Jane Coffey, Royal London Asset Management’s Head of Equities, anticipates a greater divergence in company valuations in 2010 and believes that companies’ overseas earnings will be an increasingly important factor for UK investors.
The last two years have been a rollercoaster ride for
equity investors. The economy plunged into a deep recession before huge government policy responses began to generate the belief that we would enjoy some kind of recovery and equities have gyrated accordingly over this period.
For an investor, the main calls have been dependent on understanding the big macroeconomic trends and how they affect the market, whereas I feel that
2010 will offer a calmer, more moderate ride and stock picking will again become the main driver of investment returns.

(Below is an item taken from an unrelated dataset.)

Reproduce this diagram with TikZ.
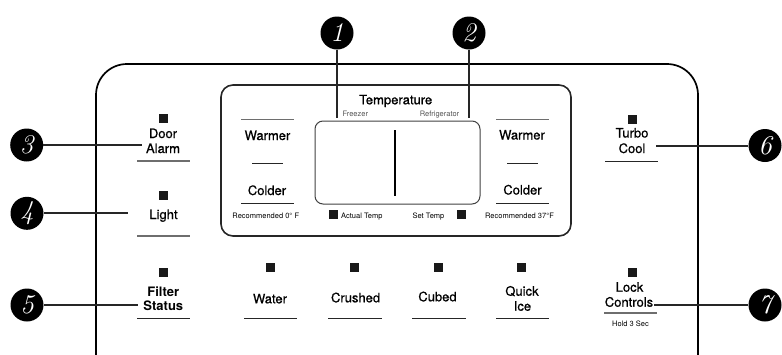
\documentclass[tikz,border=0pt]{standalone}
\usepackage{fontspec}
\newfontfamily\hv{TeX Gyre Heros}[FakeBold=0.7]
\newfontfamily\hvs{TeX Gyre Heros}
\newfontfamily\hvb{TeX Gyre Heros Bold}
\definecolor{ulgray}{HTML}{6E6E6E}
\definecolor{txtgray}{HTML}{555555}
\begin{document}
\begin{tikzpicture}[x=1pt,y=-1pt,
  lab/.style={anchor=base, inner sep=0pt, font=\hv\fontsize{13}{15}\selectfont},
  blab/.style={lab, font=\hvb\fontsize{13}{15}\selectfont},
  small/.style={anchor=base, inner sep=0pt, font=\hvs\fontsize{7.5}{9}\selectfont},
  tiny/.style={small, text=txtgray},
  led/.style={fill=black!90, minimum size=9pt, inner sep=0pt},
  conn/.style={line width=2pt, black!85},
  num/.style={circle, fill=black, minimum size=33pt, inner sep=0pt, text=white,
    font=\fontsize{27}{27}\selectfont\itshape},
  uline/.style={line width=1.4pt, black!85},
  gline/.style={line width=1.4pt, ulgray},
  panel/.style={line width=1.7pt, black}
]
\useasboundingbox (0,0) rectangle (782,354);

% outer panel
\draw[panel, rounded corners=31pt] (96,360) -- (96,64) -- (698,64) -- (698,360);

% temperature box
\draw[line width=1.6pt, black!85, rounded corners=12pt] (221,85) rectangle (571,236);
% display box
\draw[line width=1pt, black!75, rounded corners=8pt] (315,121) rectangle (480,204);
\draw[line width=2pt, black] (395,130) -- (395,196);

\node[lab] (temp) at (395.7,104.3) {Temperature};
\node[tiny] (frz) at (355.3,116.3) {Freezer};
\node[tiny] (ref) at (439.5,116.3) {Refrigerator};

% left temperature controls
\draw[gline] (241,119.3) -- (294,119.3);
\node[lab] (warmL) at (267.5,140) {Warmer};
\draw[uline] (252,163.3) -- (283,163.3);
\node[lab] (coldL) at (267,195) {Colder};
\draw[uline] (241,203.3) -- (294,203.3);
\node[small] (recL) at (265.8,218) {Recommended 0° F};

% right temperature controls
\draw[gline] (496,119.3) -- (549,119.3);
\node[lab] (warmR) at (522,139.5) {Warmer};
\draw[uline] (507,163.3) -- (538,163.3);
\node[lab] (coldR) at (522.5,194.5) {Colder};
\draw[uline] (496,203.3) -- (549,203.3);
\node[small] (recR) at (519.5,218) {Recommended 37°F};

% actual / set temp
\node[led] (ledAT) at (333,214.7) {};
\node[small, anchor=base west] (actT) at (341,218) {Actual Temp};
\node[small] (setT) at (428.5,218) {Set Temp};
\node[led] (ledST) at (461,214.7) {};

% left column
\node[led] (ledDA) at (163,118.7) {};
\node[lab] (door) at (163,138) {Door};
\node[lab] (alarm) at (163,153) {Alarm};
\draw[gline] (137,161) -- (190,161);

\node[led] (ledLi) at (163,195) {};
\node[lab] (light) at (163.5,219) {Light};
\draw[gline] (137,236) -- (190,236);

\node[led] (ledFS) at (163,272.8) {};
\node[blab] (filter) at (163.3,296) {Filter};
\node[blab] (status) at (163.3,310.7) {Status};
\draw[uline] (137,318.3) -- (190,318.3);

% right column
\node[led] (ledTC) at (632,119) {};
\node[lab] (turbo) at (632,137.5) {Turbo};
\node[lab] (cool) at (632,153) {Cool};
\draw[uline] (605,161.7) -- (658,161.7);

\node[led] (ledLC) at (632,272.5) {};
\node[lab] (lock) at (629.5,291.7) {Lock};
\node[lab] (controls) at (629,306.7) {Controls};
\draw[gline] (604,313) -- (657,313);
\node[small] (hold) at (630.5,326) {Hold 3 Sec};

% bottom row
\node[led] (ledW) at (270,267) {};
\node[lab] (water) at (270,303.3) {Water};
\draw[uline] (244,318.3) -- (297,318.3);

\node[led] (ledCr) at (354,267) {};
\node[lab] (crushed) at (355.6,302.3) {Crushed};
\draw[uline] (328,318.3) -- (382,318.3);

\node[led] (ledCu) at (438.3,267) {};
\node[lab] (cubed) at (437.5,301.3) {Cubed};
\draw[uline] (412,318.3) -- (466,318.3);

\node[led] (ledQI) at (521.7,267) {};
\node[lab] (quick) at (522,295.7) {Quick};
\node[lab] (ice) at (522.5,310.7) {Ice};
\draw[uline] (496,318.3) -- (549,318.3);

% callouts
\node[num] (c1) at (337,33) {1};
\node[num] (c2) at (469,33) {2};
\node[num] (c3) at (26.7,145) {3};
\node[num] (c4) at (27,213.3) {4};
\node[num] (c5) at (27,305) {5};
\node[num] (c6) at (765,145.5) {6};
\node[num] (c7) at (765,305) {7};

\coordinate (e1) at (337,118);
\coordinate (e2) at (469,118);
\coordinate (e3) at (142,145);
\coordinate (e4) at (128,213.3);
\coordinate (e5) at (138,305);
\coordinate (e6) at (656,145.5);
\coordinate (e7) at (654,305);

\draw[conn] (c1) -- (e1);
\draw[conn] (c2) -- (e2);
\draw[conn] (c3) -- (e3);
\draw[conn] (c4) -- (e4);
\draw[conn] (c5) -- (e5);
\draw[conn] (c6) -- (e6);
\draw[conn] (c7) -- (e7);
\end{tikzpicture}
\end{document}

Equity markets as a whole still appear to be valued below their long term averages based on either earnings or asset values and, having been the worst performing asset class over the last decade, could surprise the market by performing strongly in the next one.
In addition, whilst income from other assets such as bonds and cash are at record low levels, dividend yields on most equity markets remain well above inflation despite corporate profits having fallen sharply and many companies having cut their payouts.

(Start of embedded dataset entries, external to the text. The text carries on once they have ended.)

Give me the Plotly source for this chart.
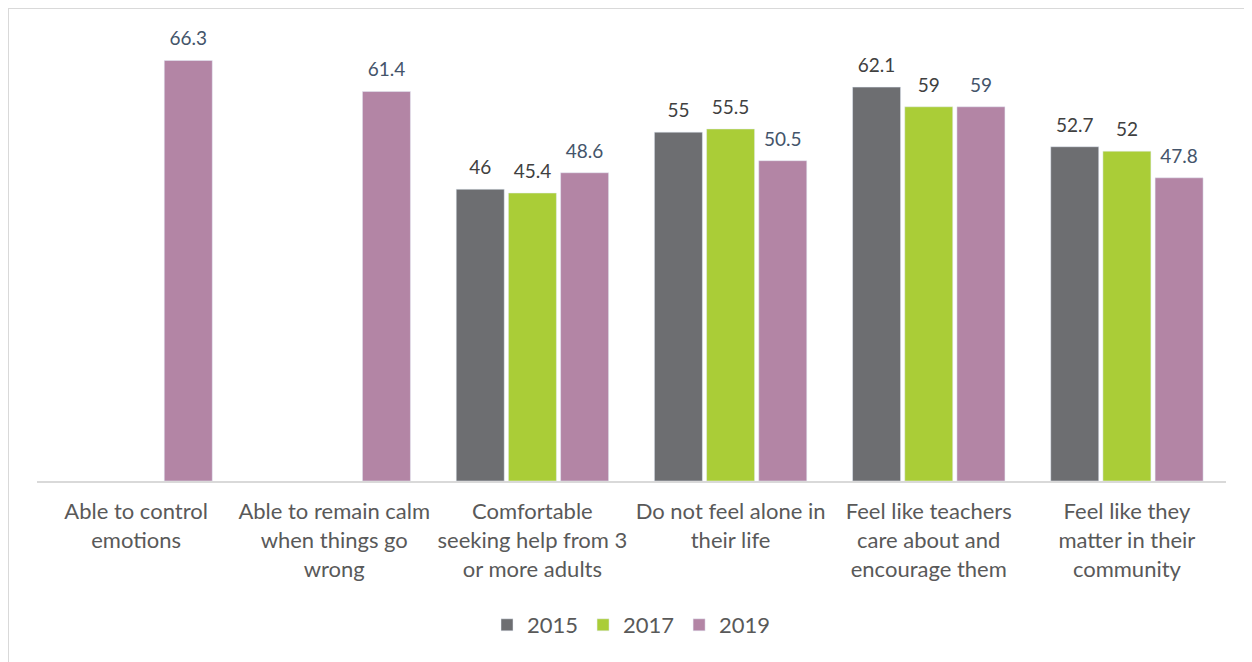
import plotly.graph_objects as go

categories = [
    "Able to control<br>emotions",
    "Able to remain calm<br>when things go<br>wrong",
    "Comfortable<br>seeking help from 3<br>or more adults",
    "Do not feel alone in<br>their life",
    "Feel like teachers<br>care about and<br>encourage them",
    "Feel like they<br>matter in their<br>community",
]
years = ["2015", "2017", "2019"]
v2015 = [None, None, 46, 55, 62.1, 52.7]
v2017 = [None, None, 45.4, 55.5, 59, 52]
v2019 = [66.3, 61.4, 48.6, 50.5, 59, 47.8]

colors = ["#6D6E71", "#AACD37", "#B385A5"]
label_colors = ["#404040", "#404040", "#44546A"]
FONT = "Lato"

L, T, R, B = 29, 29, 34, 189
PW = 1252 - L - R
PH = 662 - T - B

fig = go.Figure()
for name, vals, c in zip(years, [v2015, v2017, v2019], colors):
    fig.add_trace(go.Bar(
        x=categories, y=vals, name=name, marker_color=c,
        offsetgroup=name, hoverinfo="skip",
    ))
for name, vals, lc in zip(years, [v2015, v2017, v2019], label_colors):
    fig.add_trace(go.Scatter(
        x=categories, y=vals, mode="markers+text", offsetgroup=name,
        text=[("" if v is None else f"{v:g}") for v in vals],
        textposition="top center", cliponaxis=False, showlegend=False,
        marker=dict(size=15, opacity=0), hoverinfo="skip",
        textfont=dict(size=19, color=lc, family=FONT),
    ))

fig.update_layout(
    width=1252, height=662,
    barmode="group", bargap=0.21, bargroupgap=0.08,
    scattermode="group", scattergap=0.21,
    plot_bgcolor="white", paper_bgcolor="white",
    margin=dict(l=L, r=R, t=T, b=B),
    font=dict(family=FONT, color="#595959"),
    xaxis=dict(showline=True, linecolor="#D9D9D9", linewidth=2, ticks="",
               ticklabelstandoff=10,
               tickfont=dict(size=22, color="#595959", family=FONT)),
    yaxis=dict(range=[0, 70], visible=False, showgrid=False),
    legend=dict(orientation="h", x=0.5, xanchor="center", y=(PH - 617 + T) / PH, yanchor="middle",
                font=dict(size=22, color="#595959", family=FONT), traceorder="normal"),
    showlegend=True,
    shapes=[dict(type="rect", xref="paper", yref="paper",
                 x0=(0 - L) / PW, x1=1.2, y0=-1.0, y1=(PH + T) / PH,
                 line=dict(color="#D9D9D9", width=2), fillcolor="rgba(0,0,0,0)", layer="below")],
)

fig.write_html("out.html")
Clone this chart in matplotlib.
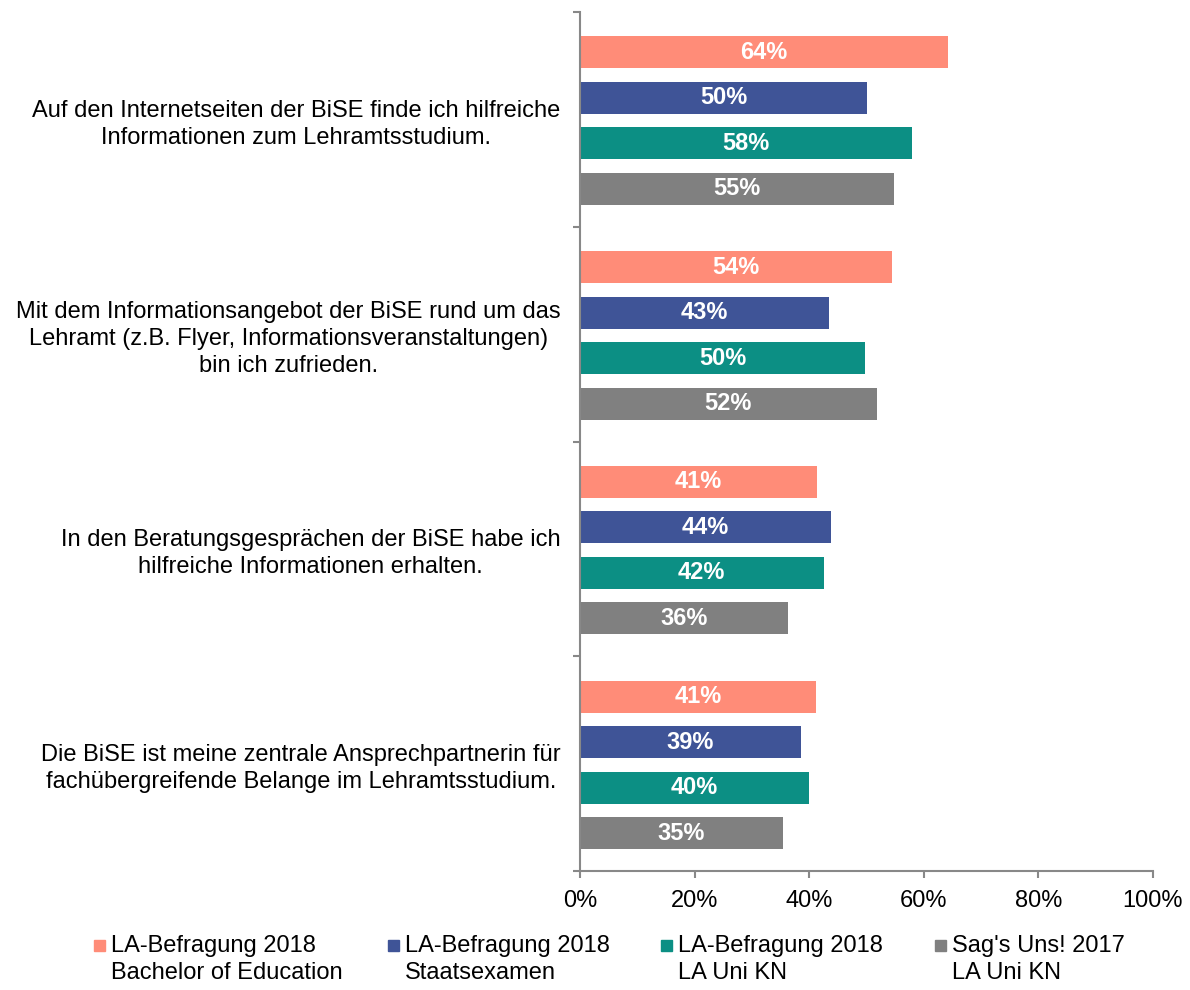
import numpy as np
import matplotlib.pyplot as plt
from matplotlib.patches import Rectangle

plt.rcParams['font.family'] = ['Liberation Sans', 'DejaVu Sans']

# statements (top to bottom)
categories = ['Auf den Internetseiten der BiSE finde ich hilfreiche\nInformationen zum Lehramtsstudium.',
              'Mit dem Informationsangebot der BiSE rund um das\nLehramt (z.B. Flyer, Informationsveranstaltungen)\nbin ich zufrieden.',
              'In den Beratungsgesprächen der BiSE habe ich\nhilfreiche Informationen erhalten.',
              'Die BiSE ist meine zentrale Ansprechpartnerin für\nfachübergreifende Belange im Lehramtsstudium.']

series_names = ['LA-Befragung 2018\nBachelor of Education',
                'LA-Befragung 2018\nStaatsexamen',
                'LA-Befragung 2018\nLA Uni KN',
                "Sag's Uns! 2017\nLA Uni KN"]

# share of agreement in %, one list per series (per category)
bachelor = [64.2, 54.4, 41.3, 41.2]
staatsexamen = [50.1, 43.4, 43.8, 38.6]
la_uni_kn = [58.0, 49.7, 42.5, 39.9]
sags_uns = [54.8, 51.8, 36.3, 35.4]

colors = ['#FF8C78', '#3F5497', '#0C8F84', '#808080']
values = [bachelor, staatsexamen, la_uni_kn, sags_uns]

fs = 17

fig = plt.figure(figsize=(11.9, 9.9), dpi=100)
ax = fig.add_axes([580/1190, 1-871/990, 573/1190, 859/990])

step = 0.212
bar_h = 0.149
y_cat = np.arange(len(categories)) + 0.5

for j, (vals, col) in enumerate(zip(values, colors)):
    ypos = y_cat + (j - 1.5) * step + 0.006
    ax.barh(ypos, vals, height=bar_h, color=col)
    for y, v in zip(ypos, vals):
        ax.text(v/2, y, f'{v:.0f}%', ha='center', va='center', color='white',
                fontsize=fs, fontweight='bold')

ax.set_xlim(0, 100)
ax.set_ylim(len(categories), 0)
ax.set_xticks(np.arange(0, 101, 20))
ax.set_xticklabels([f'{t}%' for t in range(0, 101, 20)], fontsize=fs)
ax.set_yticks(np.arange(len(categories)+1))
ax.set_yticklabels([])
ax.set_yticks(y_cat, minor=True)
ax.set_yticklabels(categories, minor=True, fontsize=fs, ha='right', multialignment='center',
                   linespacing=1.3)

for s in ['top', 'right']:
    ax.spines[s].set_visible(False)
for s in ['left', 'bottom']:
    ax.spines[s].set_color('#888888')
    ax.spines[s].set_linewidth(1.5)
ax.tick_params(axis='x', which='major', length=5, width=1.5, color='#888888', pad=9)
ax.tick_params(axis='y', which='major', length=5, width=1.5, color='#888888')
ax.tick_params(axis='y', which='minor', length=0, pad=14)

# legend along the bottom
leg_x = [94, 388, 661, 935]
for x, name, col in zip(leg_x, series_names, colors):
    fig.patches.append(Rectangle((x/1190, 1-951/990), 11/1190, 11/990,
                                 transform=fig.transFigure, color=col))
    fig.text((x+17)/1190, 1-935/990, name, ha='left', va='top', fontsize=fs,
             linespacing=1.3)

fig.savefig('out.png', dpi=100)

Since the markets troughed in March, we have seen a remarkable rally in the cyclical sectors. In particular share prices of banks and mining stocks have more than doubled with many individual stocks moving up three or four fold.

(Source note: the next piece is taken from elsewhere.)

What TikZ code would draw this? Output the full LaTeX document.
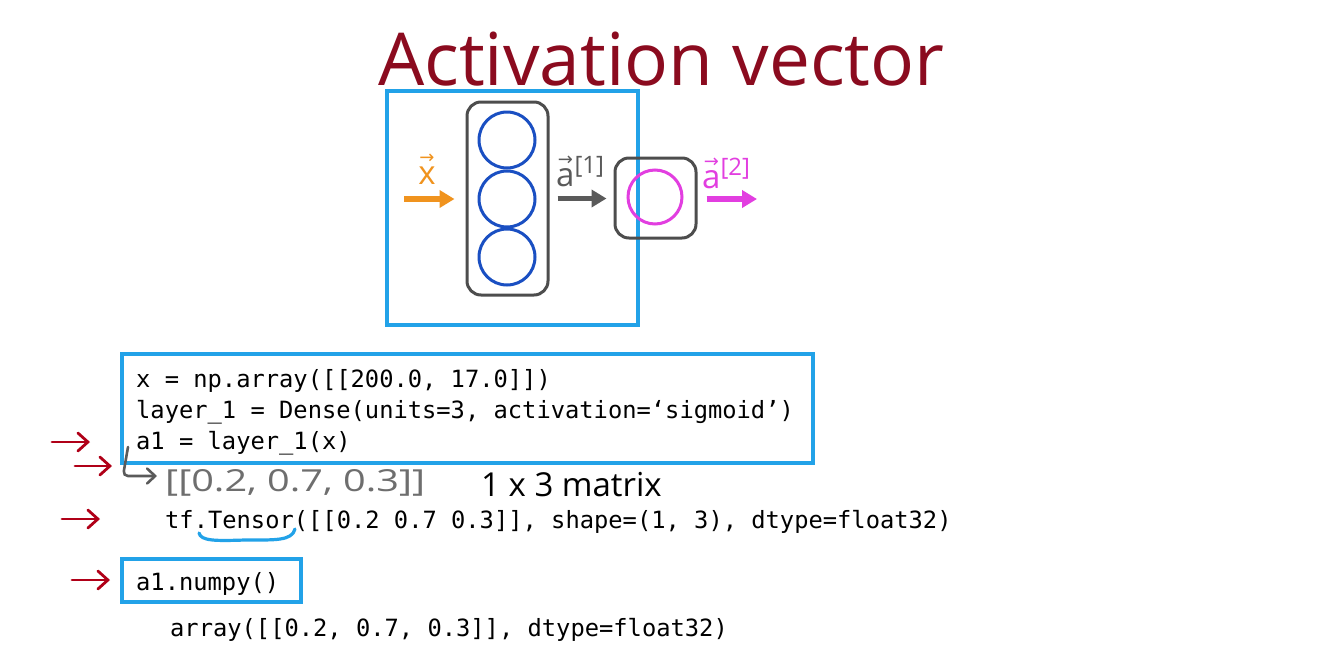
\documentclass[tikz,border=0pt]{standalone}
\usepackage{graphicx}
\usepackage{fontspec}
\setmainfont{Open Sans}
\setmonofont{DejaVu Sans Mono}
\newfontfamily\dejavu{DejaVu Sans}
\usetikzlibrary{arrows.meta}
\definecolor{titlered}{HTML}{8B0B1F}
\definecolor{boxblue}{HTML}{22A2E8}
\definecolor{unitblue}{HTML}{1A4FC2}
\definecolor{boxgray}{HTML}{4D4D4D}
\definecolor{arrorange}{HTML}{F0931E}
\definecolor{arrgray}{HTML}{5A5A5A}
\definecolor{magentatwo}{HTML}{E23EE0}
\definecolor{redarr}{HTML}{B00018}
\definecolor{hwgray}{HTML}{6E6E6E}
\newcommand{\codefont}{\ttfamily\fontsize{23.75}{28}\selectfont}
\newcommand{\lblfont}{\fontsize{33}{40}\selectfont}
\newcommand{\vecover}[1]{\leavevmode\setbox0\hbox{#1}\vbox{\offinterlineskip\hbox to\wd0{\hss{\dejavu\fontsize{18}{18}\selectfont →}\hss}\kern3pt\box0}}
\newcommand{\layersup}[1]{\raisebox{13pt}{\fontsize{24}{24}\selectfont[#1]}}
\begin{document}
\begin{tikzpicture}[x=1pt,y=-1pt,
  bluebox/.style={draw=boxblue, line width=3.2pt, inner sep=0pt},
  layerbox/.style={draw=boxgray, line width=3pt, rounded corners=14pt, inner sep=0pt},
  unit/.style={circle, draw=unitblue, line width=3pt, minimum size=56pt, inner sep=0pt},
  codeline/.style={anchor=base west, inner sep=0pt, font=\codefont},
  thickarrow/.style={line width=5.5pt, -{Triangle[length=15pt,width=17pt]}},
  redarrow/.style={draw=redarr, line width=2.8pt, line cap=round, -{Straight Barb[length=10pt,width=18pt,line cap=round]}},
  lbl/.style={inner sep=0pt, font=\lblfont},
]
\useasboundingbox (0,0) rectangle (1320,648);
\fill[white] (0,0) rectangle (1320,648);

% title
\node[anchor=base west, inner sep=0pt, text=titlered, font=\fontsize{73}{80}\selectfont] (title) at (378,85) {Activation vector};

% network
\node[bluebox, minimum width=251pt, minimum height=234pt] (netbox) at (512.5,208) {};
\node[layerbox, minimum width=81pt, minimum height=193pt] (l1box) at (507.5,198.5) {};
\node[unit] (u1) at (507,140) {};
\node[unit] (u2) at (507,199) {};
\node[unit] (u3) at (507,257) {};
\node[layerbox, minimum width=81pt, minimum height=80pt] (l2box) at (655.5,198) {};
\node[unit, draw=magentatwo, minimum size=54pt] (u4) at (655,197) {};

\coordinate (xin) at (404,199);
\coordinate (aout) at (757,199);
\draw[thickarrow, draw=arrorange, shorten >=11pt] (xin) -- (xin -| l1box.west);
\draw[thickarrow, draw=arrgray, shorten <=8pt, shorten >=7pt] (l1box.east) -- (l1box.east -| l2box.west);
\draw[thickarrow, draw=magentatwo, shorten <=9pt] (l2box.east |- aout) -- (aout);

\node[lbl, anchor=base, text=arrorange] (xlbl) at (427,184) {\vecover{x}};
\node[lbl, anchor=base west, text=arrgray] (a1lbl) at (556,186) {\vecover{a}\layersup{1}};
\node[lbl, anchor=base west, text=magentatwo] (a2lbl) at (702,188) {\vecover{a}\layersup{2}};

% code box
\node[bluebox, minimum width=691pt, minimum height=109pt] (codebox) at (467.5,408.5) {};
\node[codeline] (c1) at (136,387) {x = np.array([[200.0, 17.0]])};
\node[codeline] (c2) at (136,418) {layer\_1 = Dense(units=3, activation=‘sigmoid’)};
\node[codeline] (c3) at (136,449) {a1 = layer\_1(x)};

% bent arrow and handwritten result
\coordinate (bstart) at (128,447);
\coordinate (bcorner) at (123,476);
\coordinate (bend) at (157,476);
\draw[draw=arrgray, line width=2.6pt, line cap=round, rounded corners=5pt, -{Straight Barb[length=8pt,width=15pt,line cap=round]}] (bstart) -- (bcorner) -- (bend);
\node[anchor=base west, inner sep=0pt, text=hwgray, font=\fontsize{36}{40}\selectfont] (hw) at (165,491) {\resizebox{260pt}{22pt}{[[0.2, 0.7, 0.3]]}};
\node[anchor=base west, inner sep=0pt, font=\fontsize{33}{36}\selectfont] (mat) at (481,496) {1 x 3 matrix};

% tensor line
\node[codeline] (tf) at (165,528) {tf.Tensor([[0.2 0.7 0.3]], shape=(1, 3), dtype=float32)};
\coordinate (ul1) at (199,533);
\coordinate (ul2) at (295,529);
\draw[boxblue, line width=3.2pt, line cap=round] (ul1) .. controls (201,541) and (215,541) .. (245,540) .. controls (275,540) and (292,541) .. (ul2);

% numpy
\node[bluebox, minimum width=179pt, minimum height=43pt] (npbox) at (211.5,580.5) {};
\node[codeline] (np) at (136,590) {a1.numpy()};
\node[codeline] (arr) at (170,636) {array([[0.2, 0.7, 0.3]], dtype=float32)};

% red arrows
\coordinate (r1a) at (52,442); \coordinate (r1b) at (90,442);
\coordinate (r2a) at (75,466); \coordinate (r2b) at (112,466);
\coordinate (r3a) at (62,519); \coordinate (r3b) at (100,519);
\coordinate (r4a) at (72,580); \coordinate (r4b) at (110,580);
\draw[redarrow] (r1a) -- (r1b);
\draw[redarrow] (r2a) -- (r2b);
\draw[redarrow] (r3a) -- (r3b);
\draw[redarrow] (r4a) -- (r4b);
\end{tikzpicture}
\end{document}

The differential in valuations between companies with good long term growth prospects and those which are growing only because they are recovering from cyclically depressed levels is almost non-existent whilst strong and weak balance sheets are also no longer big value differentiators. I believe this will change again in 2010 and that stocks with strong balance sheets, good cashflows and premium earnings growth will re-rate against their lower quality peers.
For a UK investor, overseas earnings are likely to be increasingly attractive as the UK domestic economy is hit by tax increases and government spending cuts as the overblown public sector deficit has to be reduced.
Compass, a global leader in contract catering is just the sort of company that I believe will perform well. It trades on 13x 2010 earnings with a 3.5 per cent dividend yield and I expect it to show high single digit annual earnings growth over the next three years.